Information provided –
-*-*-

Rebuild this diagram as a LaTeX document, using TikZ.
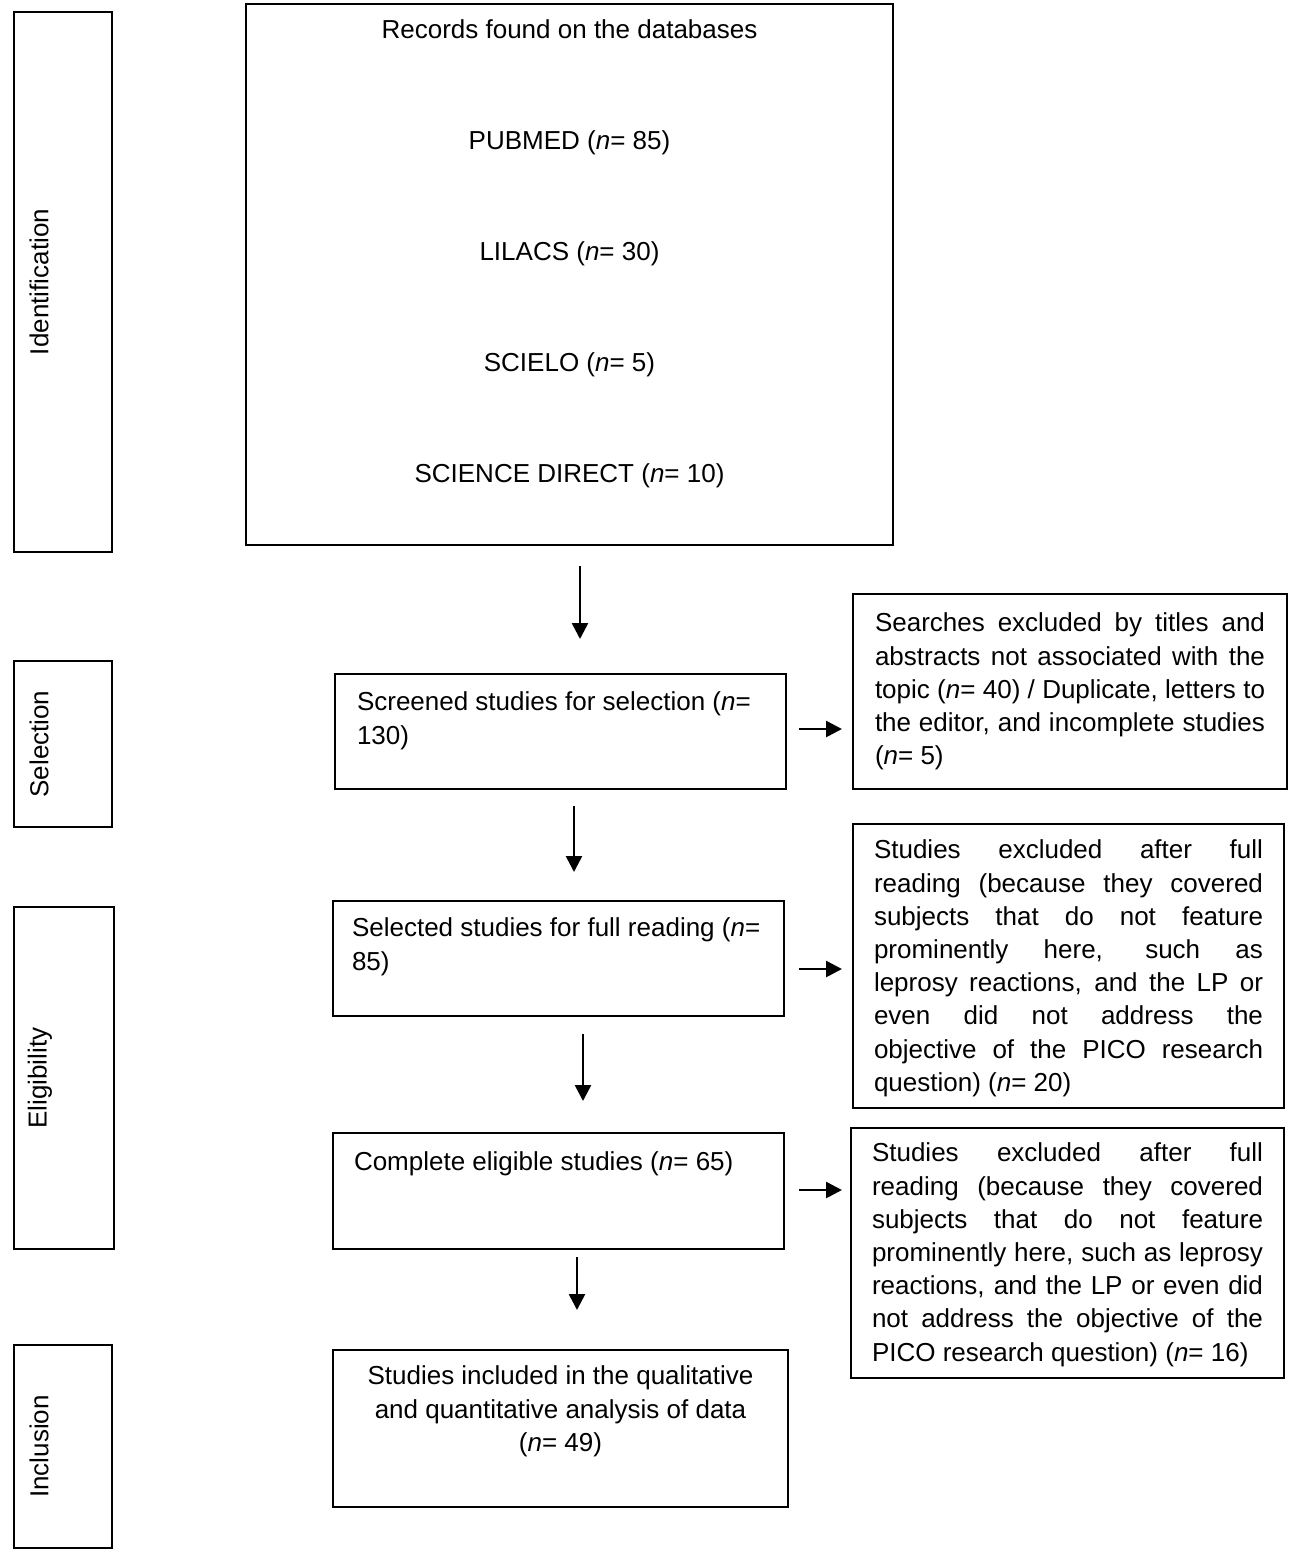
\documentclass[tikz,border=0pt]{standalone}
\usepackage{fontspec}
\setmainfont{Liberation Sans}
\usepackage{graphicx}
\usetikzlibrary{arrows.meta}
\tikzset{
  box_n/.style = {draw=black, line width=1pt, inner sep=0pt,
    font=\fontsize{13}{16.6}\selectfont},
  phase_n/.style = {box_n, minimum width=49pt},
  stage_n/.style = {box_n, minimum width=225.5pt, minimum height=57.5pt},
  flow/.style = {->, line width=1.3pt}}

\begin{document}
\begin{tikzpicture}[x=0.5pt,y=-0.5pt,>={Triangle[width=8pt,length=8pt]}]
\useasboundingbox (0,0) rectangle (1299,1555);

% phases
\node [phase_n, minimum height=270pt] (ident) at (63,282) {\rotatebox{90}{Identification}\kern24pt};
\node [phase_n, minimum height=83pt] (sel) at (63,744) {\rotatebox{90}{Selection}\kern24pt};
\node [phase_n, minimum width=50pt, minimum height=171pt] (elig) at (64,1078) {\rotatebox{90}{Eligibility}\kern24pt};
\node [phase_n, minimum height=101.5pt] (incl) at (63,1446.5) {\rotatebox{90}{Inclusion}\kern24pt};

% main column
\node [box_n, minimum width=323.5pt, minimum height=270.5pt] (records) at (569.5,274.5)
  {\parbox[c][254.5pt][t]{300pt}{\centering Records found on the databases\\[38.9pt]
   PUBMED (\textit{n}= 85)\\[38.9pt] LILACS (\textit{n}= 30)\\[38.9pt]
   SCIELO (\textit{n}= 5)\\[38.9pt] SCIENCE DIRECT (\textit{n}= 10)}};
\node [stage_n] (screened) at (560.5,731.5)
  {\parbox[c][39.5pt][t]{203.5pt}{\raggedright Screened studies for selection (\textit{n}=\\130)}};
\node [stage_n] (selected) at (558.5,958.5)
  {\parbox[c][40.5pt][t]{206.5pt}{\raggedright Selected studies for full reading (\textit{n}=\\85)}};
\node [stage_n, minimum height=58pt] (complete) at (558.5,1191)
  {\parbox[c][39pt][t]{204.5pt}{\raggedright Complete eligible studies (\textit{n}= 65)}};
\node [box_n, minimum width=227.5pt, minimum height=78.5pt] (included) at (560.5,1428.5)
  {\parbox[c][62.5pt][t]{207.5pt}{\centering Studies included in the qualitative\\
   and quantitative analysis of data\\ (\textit{n}= 49)}};

% exclusions
\node [box_n, minimum width=217pt, minimum height=97.5pt] (excl1) at (1070,691.5)
  {\parbox[c][78.5pt][t]{195pt}{\tolerance=10000 Searches excluded by titles and\linebreak
   abstracts not associated with the\linebreak topic (\textit{n}= 40) / Duplicate, letters to\linebreak
   the editor, and incomplete studies\linebreak (\textit{n}= 5)}};
\node [box_n, minimum width=215.5pt, minimum height=142pt] (excl2) at (1068.5,966)
  {\parbox[c][126pt][t]{194.5pt}{\tolerance=10000 Studies excluded after full\linebreak
   reading (because they covered\linebreak subjects that do not feature\linebreak
   prominently here, such as\linebreak leprosy reactions, and the LP or\linebreak
   even did not address the\linebreak objective of the PICO research\linebreak
   question) (\textit{n}= 20)}};
\node [box_n, minimum width=216.5pt, minimum height=125pt] (excl3) at (1067.5,1253)
  {\parbox[c][110pt][t]{195.5pt}{\tolerance=10000 Studies excluded after full\linebreak
   reading (because they covered\linebreak subjects that do not feature\linebreak
   prominently here, such as leprosy\linebreak reactions, and the LP or even did\linebreak
   not address the objective of the\linebreak PICO research question) (\textit{n}= 16)}};

% arrows
\draw [flow] ([xshift=5.25pt,yshift=-10pt]records.south) -- ([xshift=9.75pt,yshift=17pt]screened.north);
\draw [flow] ([xshift=6.75pt,yshift=-8pt]screened.south) -- ([xshift=7.75pt,yshift=14pt]selected.north);
\draw [flow] ([xshift=12.25pt,yshift=-8.5pt]selected.south) -- ([xshift=12.25pt,yshift=15.5pt]complete.north);
\draw [flow] ([xshift=9.25pt,yshift=-3.5pt]complete.south) -- ([xshift=8.25pt,yshift=19.5pt]included.north);
\draw [flow] ([xshift=6pt,yshift=1.25pt]screened.east) -- ([xshift=-5pt,yshift=-18.75pt]excl1.west);
\draw [flow] ([xshift=7pt,yshift=-5.25pt]selected.east) -- ([xshift=-5pt,yshift=-1.5pt]excl2.west);
\draw [flow] ([xshift=7pt,yshift=0.5pt]complete.east) -- ([xshift=-4pt,yshift=31.5pt]excl3.west);
\end{tikzpicture}
\end{document}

-*-*-

Task instructions – Repeat the material above word for word, please, apart from its images.

Task solution –
Rebuild this diagram as a LaTeX document, using TikZ.
\documentclass[tikz,border=0pt]{standalone}
\usepackage{fontspec}
\setmainfont{Liberation Sans}
\usepackage{graphicx}
\usetikzlibrary{arrows.meta}
\tikzset{
  box_n/.style = {draw=black, line width=1pt, inner sep=0pt,
    font=\fontsize{13}{16.6}\selectfont},
  phase_n/.style = {box_n, minimum width=49pt},
  stage_n/.style = {box_n, minimum width=225.5pt, minimum height=57.5pt},
  flow/.style = {->, line width=1.3pt}}

\begin{document}
\begin{tikzpicture}[x=0.5pt,y=-0.5pt,>={Triangle[width=8pt,length=8pt]}]
\useasboundingbox (0,0) rectangle (1299,1555);

% phases
\node [phase_n, minimum height=270pt] (ident) at (63,282) {\rotatebox{90}{Identification}\kern24pt};
\node [phase_n, minimum height=83pt] (sel) at (63,744) {\rotatebox{90}{Selection}\kern24pt};
\node [phase_n, minimum width=50pt, minimum height=171pt] (elig) at (64,1078) {\rotatebox{90}{Eligibility}\kern24pt};
\node [phase_n, minimum height=101.5pt] (incl) at (63,1446.5) {\rotatebox{90}{Inclusion}\kern24pt};

% main column
\node [box_n, minimum width=323.5pt, minimum height=270.5pt] (records) at (569.5,274.5)
  {\parbox[c][254.5pt][t]{300pt}{\centering Records found on the databases\\[38.9pt]
   PUBMED (\textit{n}= 85)\\[38.9pt] LILACS (\textit{n}= 30)\\[38.9pt]
   SCIELO (\textit{n}= 5)\\[38.9pt] SCIENCE DIRECT (\textit{n}= 10)}};
\node [stage_n] (screened) at (560.5,731.5)
  {\parbox[c][39.5pt][t]{203.5pt}{\raggedright Screened studies for selection (\textit{n}=\\130)}};
\node [stage_n] (selected) at (558.5,958.5)
  {\parbox[c][40.5pt][t]{206.5pt}{\raggedright Selected studies for full reading (\textit{n}=\\85)}};
\node [stage_n, minimum height=58pt] (complete) at (558.5,1191)
  {\parbox[c][39pt][t]{204.5pt}{\raggedright Complete eligible studies (\textit{n}= 65)}};
\node [box_n, minimum width=227.5pt, minimum height=78.5pt] (included) at (560.5,1428.5)
  {\parbox[c][62.5pt][t]{207.5pt}{\centering Studies included in the qualitative\\
   and quantitative analysis of data\\ (\textit{n}= 49)}};

% exclusions
\node [box_n, minimum width=217pt, minimum height=97.5pt] (excl1) at (1070,691.5)
  {\parbox[c][78.5pt][t]{195pt}{\tolerance=10000 Searches excluded by titles and\linebreak
   abstracts not associated with the\linebreak topic (\textit{n}= 40) / Duplicate, letters to\linebreak
   the editor, and incomplete studies\linebreak (\textit{n}= 5)}};
\node [box_n, minimum width=215.5pt, minimum height=142pt] (excl2) at (1068.5,966)
  {\parbox[c][126pt][t]{194.5pt}{\tolerance=10000 Studies excluded after full\linebreak
   reading (because they covered\linebreak subjects that do not feature\linebreak
   prominently here, such as\linebreak leprosy reactions, and the LP or\linebreak
   even did not address the\linebreak objective of the PICO research\linebreak
   question) (\textit{n}= 20)}};
\node [box_n, minimum width=216.5pt, minimum height=125pt] (excl3) at (1067.5,1253)
  {\parbox[c][110pt][t]{195.5pt}{\tolerance=10000 Studies excluded after full\linebreak
   reading (because they covered\linebreak subjects that do not feature\linebreak
   prominently here, such as leprosy\linebreak reactions, and the LP or even did\linebreak
   not address the objective of the\linebreak PICO research question) (\textit{n}= 16)}};

% arrows
\draw [flow] ([xshift=5.25pt,yshift=-10pt]records.south) -- ([xshift=9.75pt,yshift=17pt]screened.north);
\draw [flow] ([xshift=6.75pt,yshift=-8pt]screened.south) -- ([xshift=7.75pt,yshift=14pt]selected.north);
\draw [flow] ([xshift=12.25pt,yshift=-8.5pt]selected.south) -- ([xshift=12.25pt,yshift=15.5pt]complete.north);
\draw [flow] ([xshift=9.25pt,yshift=-3.5pt]complete.south) -- ([xshift=8.25pt,yshift=19.5pt]included.north);
\draw [flow] ([xshift=6pt,yshift=1.25pt]screened.east) -- ([xshift=-5pt,yshift=-18.75pt]excl1.west);
\draw [flow] ([xshift=7pt,yshift=-5.25pt]selected.east) -- ([xshift=-5pt,yshift=-1.5pt]excl2.west);
\draw [flow] ([xshift=7pt,yshift=0.5pt]complete.east) -- ([xshift=-4pt,yshift=31.5pt]excl3.west);
\end{tikzpicture}
\end{document}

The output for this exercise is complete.